The funeral services were held at the family residence yesterday afternoon at 4 o’clock, interment in Caddo Cemetery.
Dudley, with a party of young people from Caddo composed of Messrs. Wm. Rowsey, Clarence McCoy, and Bud Manning, with Misses Louise Payne, Ruth Smith, Esla and Era Worthy, and Clara Woodward and another young lady, whose name we did not learn, was at the Falls enjoying a picnic party. There they were met by a party from Durant, and enjoyed the evening to the fullest. While Dudley and Clarence McCoy were out of the water, having dressed, they heard a distress cry, and leaped into the water to rescue Miss Era Worthy, who had gotten beyond her depth. In the struggle with the drowning girl Dudley was overcome it is thought, as he was never seen after he dived into the water. Clarence McCoy, with the help of several others on shore, finally succeeded in dragging Miss Worthy form the water, after which a search was made for young Maytubby, but he could not then be found.

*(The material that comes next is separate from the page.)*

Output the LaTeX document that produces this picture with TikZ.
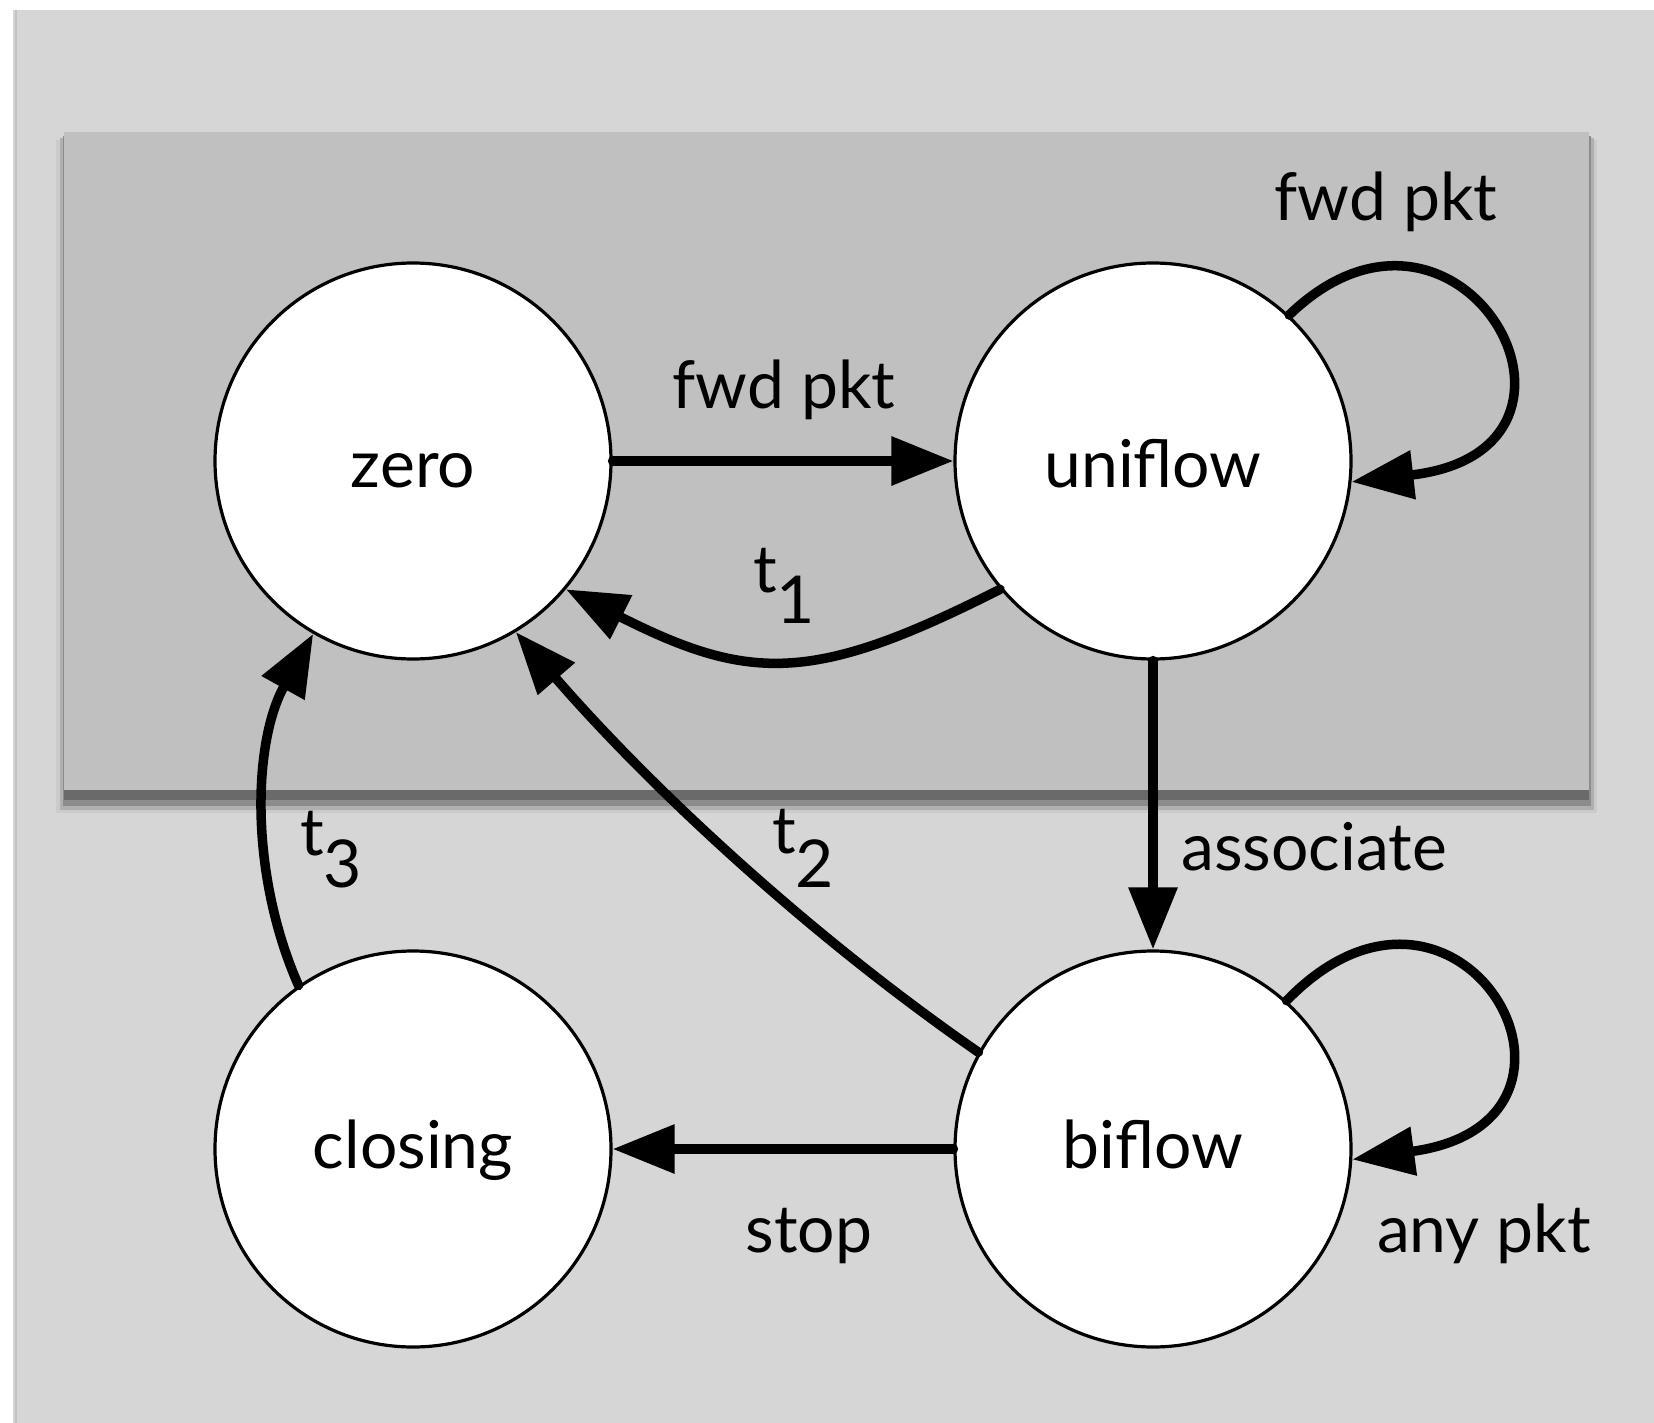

The alarm was given and Clarence came to Caddo in a car to get assistance, while those at the River continued to search: and finding him about a half hour later, resorted to every known means to revive Dudley, but all efforts were in vain.
The young men in the party, who did prodigious things in rescue work, are bereft that their efforts availed so little; the young ladies were prostrated for some time. Neighbors, friends—all deeply sympathize with the family; all having known and liked Dudley.

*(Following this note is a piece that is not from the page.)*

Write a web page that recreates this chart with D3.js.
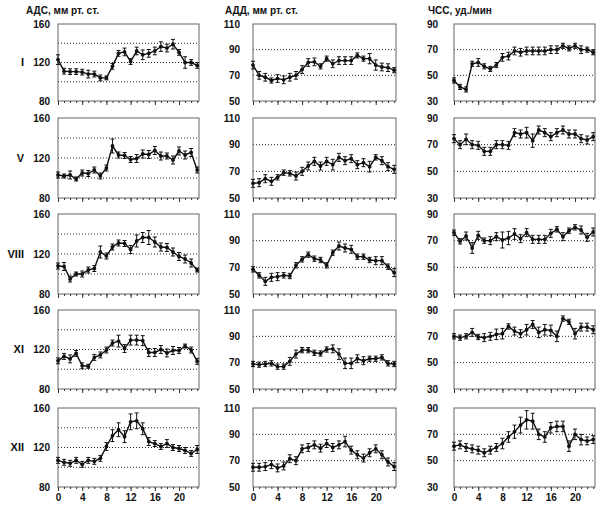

Deceased was just 21; was to report for duty in the Oklahoma Cavalry the fifth; was a pleasant mannered, high-minded young man, liked universally wherever known, but the greatest tribute that could be paid him was the unusually large crowd who attended his funeral. He was the youngest son of Mr. and Mrs. S. W. Maytubby and had lived his entire life in Caddo. This death cast a pall of gloom among the young people with whom Dudley associated; cheerful laughter has given place to doleful grief; light hearts have become heavy, and amid the midsummer sunshine deep gloom enshrouds the hearts of those who love the one who is no more.
With his mourning friends, his grieved loved ones, his associates and classmates The Herald joins in offering sincere condolences in this hour of great grief.
Greater Love hath no man than this- that he would lay down his life for a friend.
November 7, 1919
Maytubby Gets Hero Medal-
Saved a Life
The Carnegie Hero Foundation has awarded a bronze medal for act of bravery, to Dudley Maytubby, who, in August 1917, was drowned in Blue River while trying to rescue Miss Era Worthy from a like fate.
It will be remembered that a party of young people of Caddo and Durant were bathing that afternoon in the river when Miss Worthy got beyond her depth and called for help.
An agent of the Carnegie Foundation was here a few months ago looking into the matter and the award was made.
This medal will be highly prized by Dudley’s father, mother, brothers, and sisters, who will realize that while it was hard for the young man to give up his life, he did it in a cause of helping someone else. “Greater love hath no man than this, that he gave his life for his friend.”